Retype the whole listing, please, keeping every line exact and dropping the pictures.

** begin Data rows **

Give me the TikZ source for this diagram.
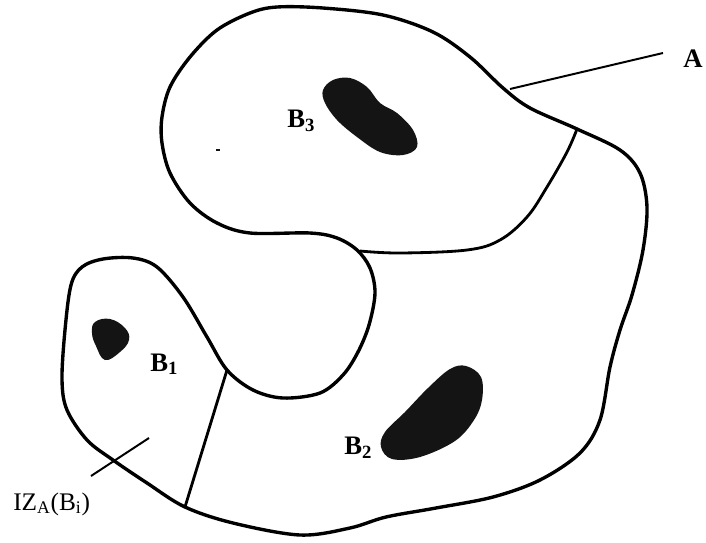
\documentclass[tikz,border=0pt]{standalone}
\usepackage{fontspec}
\setmainfont{Liberation Serif}
\usetikzlibrary{arrows.meta}
\definecolor{grainblack}{HTML}{141414}

\begin{document}
\begin{tikzpicture}[x=0.025cm, y=-0.025cm,
  outline/.style={line width=2.4pt, line join=round},
  divide/.style={line width=2pt, line cap=round},
  pointer/.style={line width=1.4pt},
  grain/.style={fill=grainblack},
  lbl/.style={font=\fontsize{19}{21}\selectfont\bfseries, inner sep=0pt, anchor=base west}]
  \useasboundingbox (0,0) rectangle (706,542);
  % outer boundary of A
  \draw[outline] plot[smooth cycle, tension=0.55] coordinates {
    (277,7) (323,8) (383,15) (433,32) (470,57) (503,88) (530,108) (577,129)
    (620,150) (640,173) (647,207) (643,250) (632,295) (620,330) (610,367)
    (600,420) (580,453) (540,480) (493,497) (436,508) (386,517) (350,528)
    (300,535) (233,523) (185,507) (147,483) (113,460) (87,440) (67,410)
    (62,380) (65,330) (71,285) (82,267) (103,259) (133,258) (157,267)
    (183,297) (207,337) (227,370) (253,390) (283,398) (320,393) (343,375)
    (358,352) (369,325) (375,293) (370,268) (357,250) (337,238) (310,233)
    (250,233) (217,223) (190,203) (170,173) (162,143) (162,117) (170,87)
    (190,57) (217,30) (250,13)};
  % boundaries between influence zones
  \draw[divide] plot[smooth, tension=0.6] coordinates {
    (577,129) (567,152) (547,187) (527,217) (500,240) (467,250) (400,253) (360,251)};
  \coordinate (dlow) at (185,507);
  \coordinate (dup) at (227,370);
  \draw[divide] (dup) -- (dlow);
  % grains
  \fill[grain] plot[smooth cycle, tension=0.7] coordinates {
    (95,322) (110,319) (125,328) (129,340) (120,352) (105,360) (96,346) (92,333)};
  \fill[grain] plot[smooth cycle, tension=0.6] coordinates {
    (466,366) (481,377) (482,400) (474,420) (455,441) (420,457) (392,459)
    (381,447) (385,432) (405,412) (428,388) (450,369)};
  \fill[grain] plot[smooth cycle, tension=0.6] coordinates {
    (350,78) (367,87) (380,103) (397,113) (413,130) (417,147) (403,155)
    (380,152) (357,137) (337,120) (325,103) (323,90) (333,80)};
  \fill[grainblack] (216,149) rectangle (220,151);
  % labels
  \node[lbl] (labB3) at (287,127) {B\textsubscript{3}};
  \node[lbl] (labB1) at (150,371) {B\textsubscript{1}};
  \node[lbl] (labB2) at (344,454) {B\textsubscript{2}};
  \node[lbl] (labA) at (683,67) {A};
  \node[lbl, font=\fontsize{18}{20}\selectfont] (labIZ) at (13,510) {IZ\textsubscript{A}(B\textsubscript{i})};
  \coordinate (tipA) at (663,53);
  \coordinate (ptA) at (510,89);
  \draw[pointer] (ptA) -- (tipA);
  \coordinate (tipIZ) at (91,476);
  \coordinate (ptIZ) at (149,438);
  \draw[pointer] (tipIZ) -- (ptIZ);
\end{tikzpicture}
\end{document}
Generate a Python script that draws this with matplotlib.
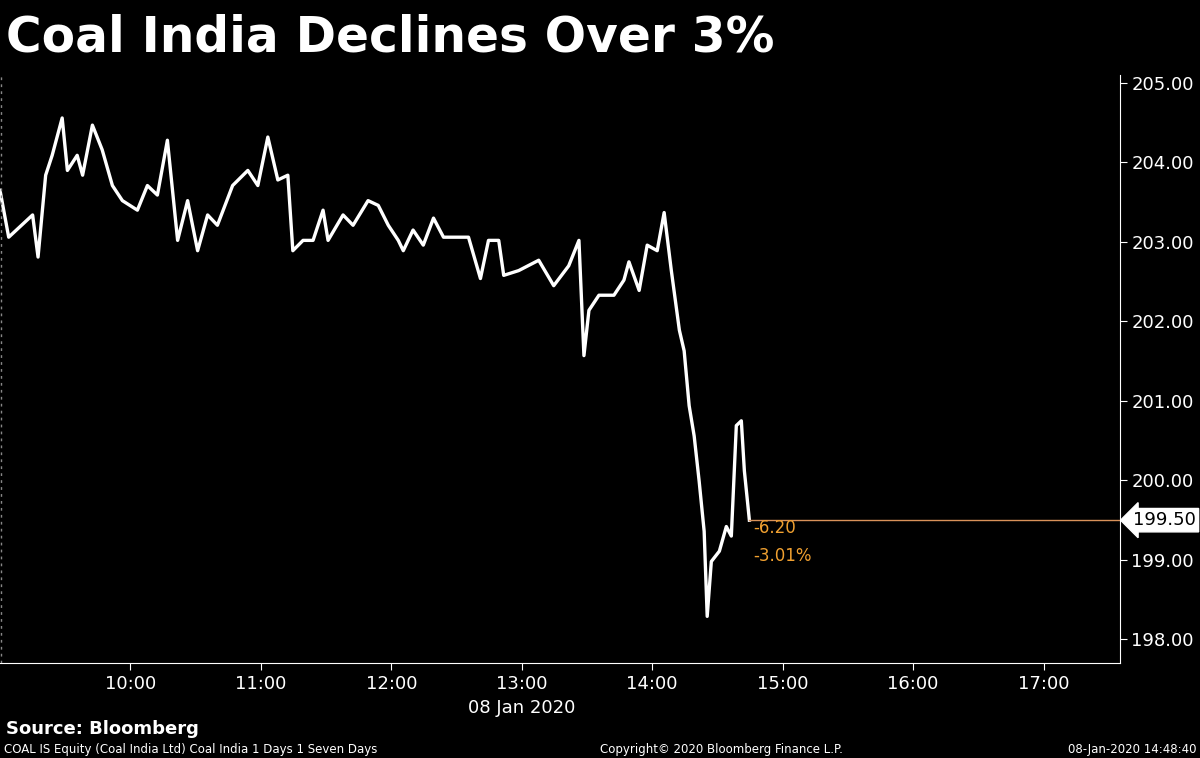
import matplotlib
matplotlib.use("Agg")
import matplotlib.pyplot as plt

minutes = [0,4,15,17.5,21,24,28.6,31,35.5,38,42.5,47,51.7,56.3,63.2,67.8,72.4,77,81.7,86.3,90.9,95.5,100,107,114,118.6,123.2,127.8,132.4,134.7,139.4,144,148.6,150.9,157.8,162.4,169.3,174,178.6,183.2,185.5,190,194.7,199.4,204,215.5,221,224.7,229.4,231.7,238.6,247.8,254.7,261.6,266.3,268.6,270.9,275.5,282.4,287,289.3,294,297.7,302.3,305.5,308.8,312.5,314.7,317,319.3,321.6,323.9,325.3,327.2,330.9,334.1,336.4,338.7,341,342.4,344.7]
prices = [203.65,203.06,203.34,202.81,203.84,204.09,204.56,203.90,204.09,203.84,204.47,204.16,203.71,203.52,203.40,203.71,203.59,204.28,203.02,203.52,202.89,203.34,203.21,203.71,203.90,203.71,204.32,203.78,203.84,202.89,203.02,203.02,203.40,203.02,203.34,203.21,203.52,203.46,203.21,203.02,202.89,203.15,202.96,203.30,203.06,203.06,202.54,203.02,203.02,202.58,202.64,202.77,202.45,202.70,203.02,201.57,202.14,202.33,202.33,202.52,202.75,202.39,202.96,202.89,203.37,202.64,201.89,201.63,200.94,200.56,199.99,199.36,198.29,198.98,199.11,199.42,199.30,200.69,200.75,200.12,199.50]
tick_minutes = [60,120,180,240,300,360,420,480]
tick_labels = ["10:00","11:00","12:00","13:00","14:00","15:00","16:00","17:00"]
y_ticks = [198,199,200,201,202,203,204,205]
last_price = 199.50
change = "-6.20"
change_pct = "-3.01%"

fig = plt.figure(figsize=(12,7.58), dpi=100, facecolor="black")
ax = fig.add_axes([0.0, 0.125, 0.933, 0.776], facecolor="black")
ax.plot(minutes, prices, color="white", lw=2.4, solid_joinstyle="round")
ax.set_xlim(0, 515)
ax.set_ylim(197.7, 205.1)
ax.plot([minutes[-1], 515], [last_price]*2, color="#d9925a", lw=1)
ax.text(minutes[-1]+2, last_price-0.1, change, color="#f0a030", fontsize=12, va="center")
ax.text(minutes[-1]+2, last_price-0.45, change_pct, color="#f0a030", fontsize=12, va="center")
ax.yaxis.tick_right()
ax.set_yticks(y_ticks)
ax.set_yticklabels([f"{v:.2f}" for v in y_ticks], color="white", fontsize=13)
ax.set_xticks(tick_minutes)
ax.set_xticklabels(tick_labels, color="white", fontsize=13)
ax.tick_params(colors="white", length=5, direction="out")
for s in ["top", "left"]:
    ax.spines[s].set_visible(False)
ax.spines["right"].set_color("white")
ax.spines["bottom"].set_color("white")
ax.axvline(0.5, color="#888888", lw=1, ls=(0,(2,3)))
ax.text(1.012, (last_price-197.7)/(205.1-197.7), f"{last_price:.2f}", transform=ax.transAxes,
        color="black", fontsize=13, va="center", ha="left",
        bbox=dict(boxstyle="larrow,pad=0.15", fc="white", ec="white"))
ax.text(240, -0.06, "08 Jan 2020", transform=ax.get_xaxis_transform(), color="white",
        fontsize=13, ha="center", va="top")

fig.text(0.005, 0.95, "Coal India Declines Over 3%", color="white", fontsize=35,
         fontweight="bold", va="center", ha="left")
fig.text(0.005, 0.038, "Source: Bloomberg", color="white", fontsize=13, fontweight="bold", va="center")
fig.text(0.003, 0.011, "COAL IS Equity (Coal India Ltd) Coal India 1 Days 1 Seven Days", color="white", fontsize=8.5, va="center")
fig.text(0.5, 0.011, "Copyright\u00a9 2020 Bloomberg Finance L.P.", color="white", fontsize=8.5, va="center")
fig.text(0.997, 0.011, "08-Jan-2020 14:48:40", color="white", fontsize=8.5, va="center", ha="right")
fig.savefig("out.png", dpi=100, facecolor="black")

** end Data rows **

Problem solution:
Give me the TikZ source for this diagram.
\documentclass[tikz,border=0pt]{standalone}
\usepackage{fontspec}
\setmainfont{Liberation Serif}
\usetikzlibrary{arrows.meta}
\definecolor{grainblack}{HTML}{141414}

\begin{document}
\begin{tikzpicture}[x=0.025cm, y=-0.025cm,
  outline/.style={line width=2.4pt, line join=round},
  divide/.style={line width=2pt, line cap=round},
  pointer/.style={line width=1.4pt},
  grain/.style={fill=grainblack},
  lbl/.style={font=\fontsize{19}{21}\selectfont\bfseries, inner sep=0pt, anchor=base west}]
  \useasboundingbox (0,0) rectangle (706,542);
  % outer boundary of A
  \draw[outline] plot[smooth cycle, tension=0.55] coordinates {
    (277,7) (323,8) (383,15) (433,32) (470,57) (503,88) (530,108) (577,129)
    (620,150) (640,173) (647,207) (643,250) (632,295) (620,330) (610,367)
    (600,420) (580,453) (540,480) (493,497) (436,508) (386,517) (350,528)
    (300,535) (233,523) (185,507) (147,483) (113,460) (87,440) (67,410)
    (62,380) (65,330) (71,285) (82,267) (103,259) (133,258) (157,267)
    (183,297) (207,337) (227,370) (253,390) (283,398) (320,393) (343,375)
    (358,352) (369,325) (375,293) (370,268) (357,250) (337,238) (310,233)
    (250,233) (217,223) (190,203) (170,173) (162,143) (162,117) (170,87)
    (190,57) (217,30) (250,13)};
  % boundaries between influence zones
  \draw[divide] plot[smooth, tension=0.6] coordinates {
    (577,129) (567,152) (547,187) (527,217) (500,240) (467,250) (400,253) (360,251)};
  \coordinate (dlow) at (185,507);
  \coordinate (dup) at (227,370);
  \draw[divide] (dup) -- (dlow);
  % grains
  \fill[grain] plot[smooth cycle, tension=0.7] coordinates {
    (95,322) (110,319) (125,328) (129,340) (120,352) (105,360) (96,346) (92,333)};
  \fill[grain] plot[smooth cycle, tension=0.6] coordinates {
    (466,366) (481,377) (482,400) (474,420) (455,441) (420,457) (392,459)
    (381,447) (385,432) (405,412) (428,388) (450,369)};
  \fill[grain] plot[smooth cycle, tension=0.6] coordinates {
    (350,78) (367,87) (380,103) (397,113) (413,130) (417,147) (403,155)
    (380,152) (357,137) (337,120) (325,103) (323,90) (333,80)};
  \fill[grainblack] (216,149) rectangle (220,151);
  % labels
  \node[lbl] (labB3) at (287,127) {B\textsubscript{3}};
  \node[lbl] (labB1) at (150,371) {B\textsubscript{1}};
  \node[lbl] (labB2) at (344,454) {B\textsubscript{2}};
  \node[lbl] (labA) at (683,67) {A};
  \node[lbl, font=\fontsize{18}{20}\selectfont] (labIZ) at (13,510) {IZ\textsubscript{A}(B\textsubscript{i})};
  \coordinate (tipA) at (663,53);
  \coordinate (ptA) at (510,89);
  \draw[pointer] (ptA) -- (tipA);
  \coordinate (tipIZ) at (91,476);
  \coordinate (ptIZ) at (149,438);
  \draw[pointer] (tipIZ) -- (ptIZ);
\end{tikzpicture}
\end{document}
Generate a Python script that draws this with matplotlib.
import matplotlib
matplotlib.use("Agg")
import matplotlib.pyplot as plt

minutes = [0,4,15,17.5,21,24,28.6,31,35.5,38,42.5,47,51.7,56.3,63.2,67.8,72.4,77,81.7,86.3,90.9,95.5,100,107,114,118.6,123.2,127.8,132.4,134.7,139.4,144,148.6,150.9,157.8,162.4,169.3,174,178.6,183.2,185.5,190,194.7,199.4,204,215.5,221,224.7,229.4,231.7,238.6,247.8,254.7,261.6,266.3,268.6,270.9,275.5,282.4,287,289.3,294,297.7,302.3,305.5,308.8,312.5,314.7,317,319.3,321.6,323.9,325.3,327.2,330.9,334.1,336.4,338.7,341,342.4,344.7]
prices = [203.65,203.06,203.34,202.81,203.84,204.09,204.56,203.90,204.09,203.84,204.47,204.16,203.71,203.52,203.40,203.71,203.59,204.28,203.02,203.52,202.89,203.34,203.21,203.71,203.90,203.71,204.32,203.78,203.84,202.89,203.02,203.02,203.40,203.02,203.34,203.21,203.52,203.46,203.21,203.02,202.89,203.15,202.96,203.30,203.06,203.06,202.54,203.02,203.02,202.58,202.64,202.77,202.45,202.70,203.02,201.57,202.14,202.33,202.33,202.52,202.75,202.39,202.96,202.89,203.37,202.64,201.89,201.63,200.94,200.56,199.99,199.36,198.29,198.98,199.11,199.42,199.30,200.69,200.75,200.12,199.50]
tick_minutes = [60,120,180,240,300,360,420,480]
tick_labels = ["10:00","11:00","12:00","13:00","14:00","15:00","16:00","17:00"]
y_ticks = [198,199,200,201,202,203,204,205]
last_price = 199.50
change = "-6.20"
change_pct = "-3.01%"

fig = plt.figure(figsize=(12,7.58), dpi=100, facecolor="black")
ax = fig.add_axes([0.0, 0.125, 0.933, 0.776], facecolor="black")
ax.plot(minutes, prices, color="white", lw=2.4, solid_joinstyle="round")
ax.set_xlim(0, 515)
ax.set_ylim(197.7, 205.1)
ax.plot([minutes[-1], 515], [last_price]*2, color="#d9925a", lw=1)
ax.text(minutes[-1]+2, last_price-0.1, change, color="#f0a030", fontsize=12, va="center")
ax.text(minutes[-1]+2, last_price-0.45, change_pct, color="#f0a030", fontsize=12, va="center")
ax.yaxis.tick_right()
ax.set_yticks(y_ticks)
ax.set_yticklabels([f"{v:.2f}" for v in y_ticks], color="white", fontsize=13)
ax.set_xticks(tick_minutes)
ax.set_xticklabels(tick_labels, color="white", fontsize=13)
ax.tick_params(colors="white", length=5, direction="out")
for s in ["top", "left"]:
    ax.spines[s].set_visible(False)
ax.spines["right"].set_color("white")
ax.spines["bottom"].set_color("white")
ax.axvline(0.5, color="#888888", lw=1, ls=(0,(2,3)))
ax.text(1.012, (last_price-197.7)/(205.1-197.7), f"{last_price:.2f}", transform=ax.transAxes,
        color="black", fontsize=13, va="center", ha="left",
        bbox=dict(boxstyle="larrow,pad=0.15", fc="white", ec="white"))
ax.text(240, -0.06, "08 Jan 2020", transform=ax.get_xaxis_transform(), color="white",
        fontsize=13, ha="center", va="top")

fig.text(0.005, 0.95, "Coal India Declines Over 3%", color="white", fontsize=35,
         fontweight="bold", va="center", ha="left")
fig.text(0.005, 0.038, "Source: Bloomberg", color="white", fontsize=13, fontweight="bold", va="center")
fig.text(0.003, 0.011, "COAL IS Equity (Coal India Ltd) Coal India 1 Days 1 Seven Days", color="white", fontsize=8.5, va="center")
fig.text(0.5, 0.011, "Copyright\u00a9 2020 Bloomberg Finance L.P.", color="white", fontsize=8.5, va="center")
fig.text(0.997, 0.011, "08-Jan-2020 14:48:40", color="white", fontsize=8.5, va="center", ha="right")
fig.savefig("out.png", dpi=100, facecolor="black")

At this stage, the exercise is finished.